Bien qu’adressé à un public large, une question mine le psychanalyste, le lecteur comme l’auteur, et cette question est aussi bien politique que clinique. D’abord, partant du cadre de l’évaluation que les sociétés imposent – ont voulu et veulent encore imposer – à la psychanalyse, constatons que ce qui s’est joué n’est rien d’autre que présence de ce regard dont Wajcman nous parle et non pas seulement une volonté de voir ou de savoir. La colère de certains n’en est que plus justifiée, l’évaluation n’étant finalement qu’une caméra débranchée, un piège absolu qui veut subvertir et anéantir radicalement le dispositif dans lequel s’institue le sujet et sa possible demande d’analyse.
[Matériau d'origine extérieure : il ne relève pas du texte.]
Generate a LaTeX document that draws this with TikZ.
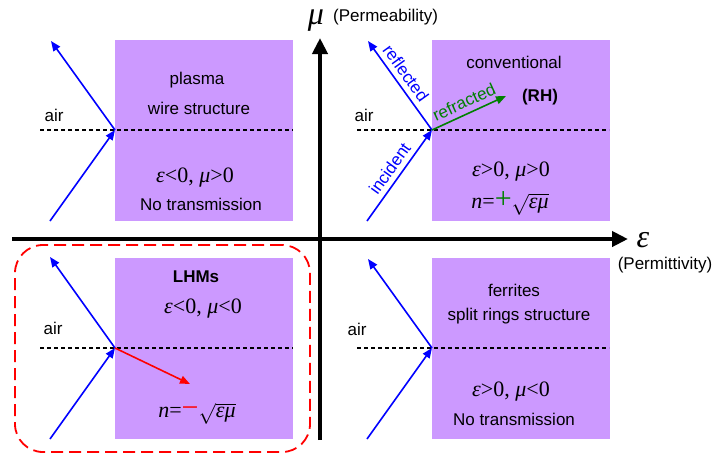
\documentclass[tikz,border=0pt]{standalone}
\usepackage{fontspec}
\setmainfont{Liberation Sans}
\newfontfamily\tnr{Liberation Serif}
\newcommand{\gk}[1]{{\tnr\itshape #1}}
\usetikzlibrary{arrows.meta}
\definecolor{lilac}{RGB}{204,153,255}
\definecolor{raygreen}{RGB}{0,128,0}
\begin{document}
\begin{tikzpicture}[x=1pt,y=-1pt,
  slab/.style={fill=lilac, draw=none, minimum width=178pt, minimum height=181pt, inner sep=0pt},
  txt/.style={font=\fontsize{17}{19}\selectfont, inner sep=0pt},
  raylbl/.style={font=\fontsize{17}{19}\selectfont, inner sep=5pt, sloped, above},
  mth/.style={font=\fontsize{22}{24}\selectfont\tnr, inner sep=0pt},
  ray/.style={blue, line width=1.6pt, -{Triangle[length=10pt,width=8pt]}},
  iface/.style={dash pattern=on 4pt off 3pt, line width=1.2pt},
  axis/.style={line width=4pt, -{Triangle[length=16pt,width=15pt]}}]
\useasboundingbox (0,0) rectangle (715,459);

\node[slab] (tlbox) at (204,130.5) {};
\node[slab] (trbox) at (520.5,130.5) {};
\node[slab] (blbox) at (204,348) {};
\node[slab] (brbox) at (520.5,348) {};

\node[draw=red, line width=1.8pt, dash pattern=on 12pt off 6pt, rounded corners=28pt,
  minimum width=295pt, minimum height=207pt] (lhmframe) at (162.5,348.5) {};

% axes
\coordinate (mu0) at (320,440);
\coordinate (mutip) at (320,38);
\coordinate (eps0) at (12,239);
\coordinate (epstip) at (628,239);
\draw[axis] (mu0) -- (mutip);
\draw[axis] (eps0) -- (epstip);
\node[font=\fontsize{32}{32}\selectfont, inner sep=0pt] (mulbl) at (316,21) {\gk{μ}};
\node[txt, anchor=west] (mutxt) at (333,17) {(Permeability)};
\node[font=\fontsize{32}{32}\selectfont, inner sep=0pt] (epslbl) at (643,240) {\gk{ε}};
\node[txt] (epstxt) at (665,265) {(Permittivity)};

% eps<0, mu>0
\coordinate (tlp) at (115,130);
\coordinate (tlr) at (51,41);
\coordinate (tli) at (50,221);
\coordinate (tla) at (40,130);
\coordinate (tlb) at (293,130);
\draw[iface] (tla) -- (tlb);
\draw[ray] (tli) -- (tlp);
\draw[ray] (tlp) -- (tlr);
\node[txt] (tlair) at (54,115) {air};
\node[txt] (tlname) at (197,80) {plasma};
\node[txt] (tlkind) at (199,108) {wire structure};
\node[mth] (tlsign) at (195,178) {\gk{ε}<0, \gk{μ}>0};
\node[txt] (tlnote) at (201,204) {No transmission};

% eps>0, mu>0
\coordinate (trp) at (432,130);
\coordinate (trr) at (368,41);
\coordinate (tri) at (367,221);
\coordinate (trt) at (506,96);
\coordinate (tra) at (357,130);
\coordinate (trb) at (609,130);
\draw[iface] (tra) -- (trb);
\draw[ray] (tri) -- node[raylbl] {incident} (trp);
\draw[ray] (trp) -- node[raylbl, pos=0.56] {reflected} (trr);
\draw[ray, raygreen] (trp) -- node[raylbl, pos=0.5] {refracted} (trt);
\node[txt] (trair) at (364,115) {air};
\node[txt] (trname) at (514,62) {conventional};
\node[txt, font=\fontsize{17}{19}\selectfont\bfseries] (trkind) at (540,97) {(RH)};
\node[mth] (trsign) at (511,172) {\gk{ε}>0, \gk{μ}>0};
\node[mth] (trindex) at (510,203) {\gk{n}=\textcolor{raygreen}{\fontsize{30}{30}\selectfont +}$\sqrt{\mbox{\gk{εμ}}}$};

% eps<0, mu<0
\coordinate (blp) at (115,348);
\coordinate (blr) at (50,257);
\coordinate (bli) at (50,439);
\coordinate (blt) at (190,384);
\coordinate (bla) at (40,348);
\coordinate (blb) at (293,348);
\draw[iface] (bla) -- (blb);
\draw[ray] (bli) -- (blp);
\draw[ray] (blp) -- (blr);
\draw[ray, red] (blp) -- (blt);
\node[txt] (blair) at (53,328) {air};
\node[txt, font=\fontsize{17}{19}\selectfont\bfseries] (blname) at (196,277) {LHMs};
\node[mth] (blsign) at (203,309) {\gk{ε}<0, \gk{μ}<0};
\node[mth] (blindex) at (197,414) {\gk{n}=\textcolor{red}{\fontsize{30}{30}\selectfont −}$\sqrt{\mbox{\gk{εμ}}}$};

% eps>0, mu<0
\coordinate (brp) at (432,348);
\coordinate (brr) at (368,259);
\coordinate (bri) at (367,439);
\coordinate (bra) at (357,348);
\coordinate (brb) at (609,348);
\draw[iface] (bra) -- (brb);
\draw[ray] (bri) -- (brp);
\draw[ray] (brp) -- (brr);
\node[txt] (brair) at (357,329) {air};
\node[txt] (brname) at (514,290) {ferrites};
\node[txt] (brkind) at (519,316) {split rings structure};
\node[mth] (brsign) at (511,392) {\gk{ε}>0, \gk{μ}<0};
\node[txt] (brnote) at (514,419) {No transmission};
\end{tikzpicture}
\end{document}
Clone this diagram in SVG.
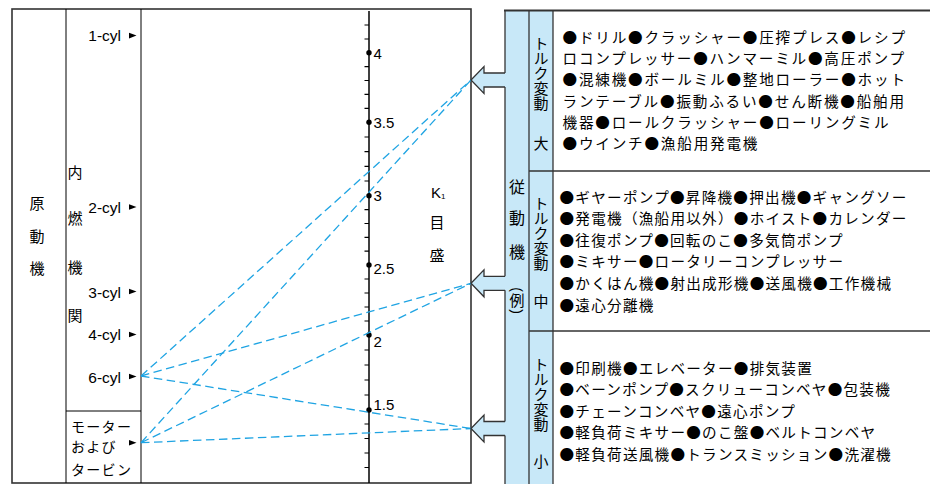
<svg xmlns="http://www.w3.org/2000/svg" width="930" height="484" viewBox="0 0 930 484">
<style>
.jp{font-family:"Noto Sans CJK JP","Noto Sans",sans-serif;fill:#000}
.lat{font-family:"Liberation Sans",Arial,sans-serif;fill:#000}
.c{text-anchor:middle}
.frame{fill:none;stroke:#333;stroke-width:1.6}
.thin{fill:none;stroke:#000;stroke-width:1}
.blue{fill:#c8e8f8}
.bline{fill:none;stroke:#333;stroke-width:1.3}
.dash{fill:none;stroke:#1fa4e3;stroke-width:1.3;stroke-dasharray:8.5 4.5}
.tri{fill:#000}
.row{font-size:14.6px}
.vt{writing-mode:vertical-rl;font-size:15px}
</style>
<rect width="930" height="484" fill="#fff"/>

<g id="left-frame">
<rect class="frame" x="12" y="9" width="459" height="474"/>
<line class="thin" x1="66" y1="9" x2="66" y2="483"/>
<line class="thin" x1="141" y1="9" x2="141" y2="483"/>
<line class="thin" x1="66" y1="411" x2="141" y2="411"/>
</g>

<g id="prime-mover" class="jp c" font-size="15">
<text x="37" y="208.7">原</text>
<text x="37" y="241.7">動</text>
<text x="37" y="273.7">機</text>
</g>

<g id="ice" class="jp" font-size="15">
<text x="67.5" y="177.7">内</text>
<text x="67.5" y="223.7">燃</text>
<text x="67.5" y="272.7">機</text>
<text x="67.5" y="320.7">関</text>
</g>

<g id="cyl1"><text class="lat" x="121" y="40.5" font-size="15.5" text-anchor="end">1-cyl</text><polygon class="tri" points="129,32.8 136.5,35.6 129,38.4"/></g>
<g id="cyl2"><text class="lat" x="121" y="212.5" font-size="15.5" text-anchor="end">2-cyl</text><polygon class="tri" points="129,204.2 136.5,207 129,209.8"/></g>
<g id="cyl3"><text class="lat" x="121" y="297.5" font-size="15.5" text-anchor="end">3-cyl</text><polygon class="tri" points="129,288.7 136.5,291.5 129,294.3"/></g>
<g id="cyl4"><text class="lat" x="121" y="340" font-size="15.5" text-anchor="end">4-cyl</text><polygon class="tri" points="129,331.7 136.5,334.5 129,337.3"/></g>
<g id="cyl6"><text class="lat" x="121" y="383" font-size="15.5" text-anchor="end">6-cyl</text><polygon class="tri" points="129,373.7 136.5,376.5 129,379.3"/></g>

<g id="motor">
<g class="jp" font-size="14" letter-spacing="1.3">
<text x="71" y="432">モーター</text>
<text x="71" y="452">および</text>
<text x="71" y="475.3">タービン</text>
</g>
<polygon class="tri" points="129,440 136.5,442.8 129,445.6"/>
</g>

<g id="k1-scale">
<line x1="369" y1="11" x2="369" y2="483" stroke="#000" stroke-width="1.5"/>
<path stroke="#000" stroke-width="1.2" fill="none" d="M364.5 25H369M364.5 39H369M364.5 66.6H369M364.5 80.5H369M364.5 94.4H369M364.5 108.4H369M364.5 137H369M364.5 151.7H369M364.5 166.4H369M364.5 181H369M364.5 209.6H369M364.5 223.5H369M364.5 237.3H369M364.5 251.2H369M364.5 279H369M364.5 293H369M364.5 307H369M364.5 321H369M364.5 350H369M364.5 365H369M364.5 380H369M364.5 395H369M364.5 424H369M364.5 438.5H369M364.5 453H369M364.5 467.5H369"/>
<g fill="#000">
<circle cx="369" cy="52.7" r="2.7"/>
<circle cx="369" cy="122.3" r="2.7"/>
<circle cx="369" cy="195.7" r="2.7"/>
<circle cx="369" cy="265" r="2.7"/>
<circle cx="369" cy="335" r="2.7"/>
<circle cx="369" cy="410" r="2.7"/>
</g>
<g class="lat" font-size="15">
<text x="373.5" y="58.5">4</text>
<text x="373.5" y="128.3">3.5</text>
<text x="373.5" y="201.3">3</text>
<text x="373.5" y="273.5">2.5</text>
<text x="373.5" y="346.5">2</text>
<text x="373.5" y="409.5">1.5</text>
</g>
<text class="lat" x="431" y="197.5" font-size="15">K<tspan font-size="8" dy="1.5">1</tspan></text>
<text class="jp c" x="437" y="227.7" font-size="15">目</text>
<text class="jp c" x="437" y="260.7" font-size="15">盛</text>
</g>

<g id="connectors">
<line class="dash" x1="141" y1="376" x2="471" y2="80"/>
<line class="dash" x1="141" y1="442.7" x2="471" y2="80"/>
<line class="dash" x1="141" y1="376" x2="471" y2="283.3"/>
<line class="dash" x1="141" y1="442.7" x2="471" y2="283.3"/>
<line class="dash" x1="141" y1="376" x2="471" y2="428.5"/>
<line class="dash" x1="141" y1="442.7" x2="471" y2="428.5"/>
</g>

<g id="driven-column">
<rect class="blue" x="505" y="10" width="48" height="474"/>
<line class="bline" x1="505" y1="10" x2="505" y2="484"/>
<line class="bline" x1="529" y1="10" x2="529" y2="484"/>
<line class="bline" x1="553" y1="10" x2="553" y2="484"/>
<line x1="504" y1="10.5" x2="930" y2="10.5" stroke="#333" stroke-width="2"/>
<line class="bline" x1="529" y1="171" x2="930" y2="171"/>
<line class="bline" x1="529" y1="331" x2="930" y2="331"/>
<g class="jp c" font-size="16">
<text x="517" y="193">従</text>
<text x="517" y="224">動</text>
<text x="517" y="257.5">機</text>
<text x="517" y="305.5" font-size="15">例</text>
</g>
<text class="lat" font-size="14" text-anchor="middle" dominant-baseline="central" transform="translate(517,289.5) rotate(90)">(</text>
<text class="lat" font-size="14" text-anchor="middle" dominant-baseline="central" transform="translate(517,311.5) rotate(90)">)</text>
</g>

<g id="arrow-large">
<polygon class="blue" points="471,80 484,66.5 484,73 506,73 506,87 484,87 484,93.5"/>
<polyline class="bline" points="505,73 484,73 484,66.5 471,80 484,93.5 484,87 505,87"/>
</g>
<g id="arrow-medium">
<polygon class="blue" points="471,283.3 484,269.8 484,276.3 506,276.3 506,290.3 484,290.3 484,296.8"/>
<polyline class="bline" points="505,276.3 484,276.3 484,269.8 471,283.3 484,296.8 484,290.3 505,290.3"/>
</g>
<g id="arrow-small">
<polygon class="blue" points="471,428.5 484,415 484,421.5 506,421.5 506,435.5 484,435.5 484,442"/>
<polyline class="bline" points="505,421.5 484,421.5 484,415 471,428.5 484,442 484,435.5 505,435.5"/>
</g>

<g id="torque-large">
<text class="jp vt" x="541" y="35.5">トルク変動</text>
<text class="jp c" x="541" y="148.7" font-size="15">大</text>
<g class="jp row" letter-spacing="1.8">
<text x="562.5" y="42.6">●ドリル●クラッシャー●圧搾プレス●レシプ</text>
<text x="562.5" y="63.9">ロコンプレッサー●ハンマーミル●高圧ポンプ</text>
<text x="562.5" y="85.2">●混練機●ボールミル●整地ローラー●ホット</text>
<text x="562.5" y="106.5">ランテーブル●振動ふるい●せん断機●船舶用</text>
<text x="562.5" y="127.8">機器●ロールクラッシャー●ローリングミル</text>
<text x="562.5" y="149.1">●ウインチ●漁船用発電機</text>
</g>
</g>

<g id="torque-medium">
<text class="jp vt" x="541" y="195.5">トルク変動</text>
<text class="jp c" x="541" y="306.7" font-size="15">中</text>
<g class="jp row" letter-spacing="1.25">
<text x="559.5" y="202.5">●ギヤーポンプ●昇降機●押出機●ギャングソー</text>
<text x="559.5" y="224.1">●発電機（漁船用以外）●ホイスト●カレンダー</text>
<text x="559.5" y="245.7">●往復ポンプ●回転のこ●多気筒ポンプ</text>
<text x="559.5" y="267.3">●ミキサー●ロータリーコンプレッサー</text>
<text x="559.5" y="288.9">●かくはん機●射出成形機●送風機●工作機械</text>
<text x="559.5" y="310.5">●遠心分離機</text>
</g>
</g>

<g id="torque-small">
<text class="jp vt" x="541" y="356.5">トルク変動</text>
<text class="jp c" x="541" y="466.7" font-size="15">小</text>
<g class="jp row" letter-spacing="1.25">
<text x="559.5" y="373.8">●印刷機●エレベーター●排気装置</text>
<text x="559.5" y="395.3">●ベーンポンプ●スクリューコンベヤ●包装機</text>
<text x="559.5" y="416.8">●チェーンコンベヤ●遠心ポンプ</text>
<text x="559.5" y="438.3">●軽負荷ミキサー●のこ盤●ベルトコンベヤ</text>
<text x="559.5" y="459.8">●軽負荷送風機●トランスミッション●洗濯機</text>
</g>
</g>
</svg>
Ensuite, il est louable de s’inquiéter : la position de la psychanalyse pour le sujet et la perspective de l’entreprendre ne s’accorderont peut-être plus avec le désir de savoir ce qui secrète intimement chez ceux qui se réclameront à juste titre d’un droit à l’oubli, d’un droit au secret. Gageons que c’est d’une certaine façon la chance de la psychanalyse car ce « secret » est loin d’être incompatible avec ce que ce qui fait le rond d’une cure et qui ne rentrera jamais dans le calcul ou dans le visible. A la seule condition d’être particulièrement réveillé.

Robert Bitoun


Gérard Wajcman, écrivain, psychanalyste membre de l’Ecole de la Cause Freudienne, maître de conférences au département de psychanalyse de l’Université Paris 8. Il dirige le Centre d’Étude d’Histoire et de Théorie du Regard. Il est l’auteur notamment de : Le Maître et l’Hystérique, Navarin/Le Seuil, 1982 ; L’interdit, Denoël, 1986 ; Nous, 2002 ; L’objet du siècle, Verdier, 1998 ; Arrivée, départ, Nous, 2002 ; Collection, Nous, 1999, 2003 ; Fenêtre, chroniques du regard et de l’intime, Verdier, 2004.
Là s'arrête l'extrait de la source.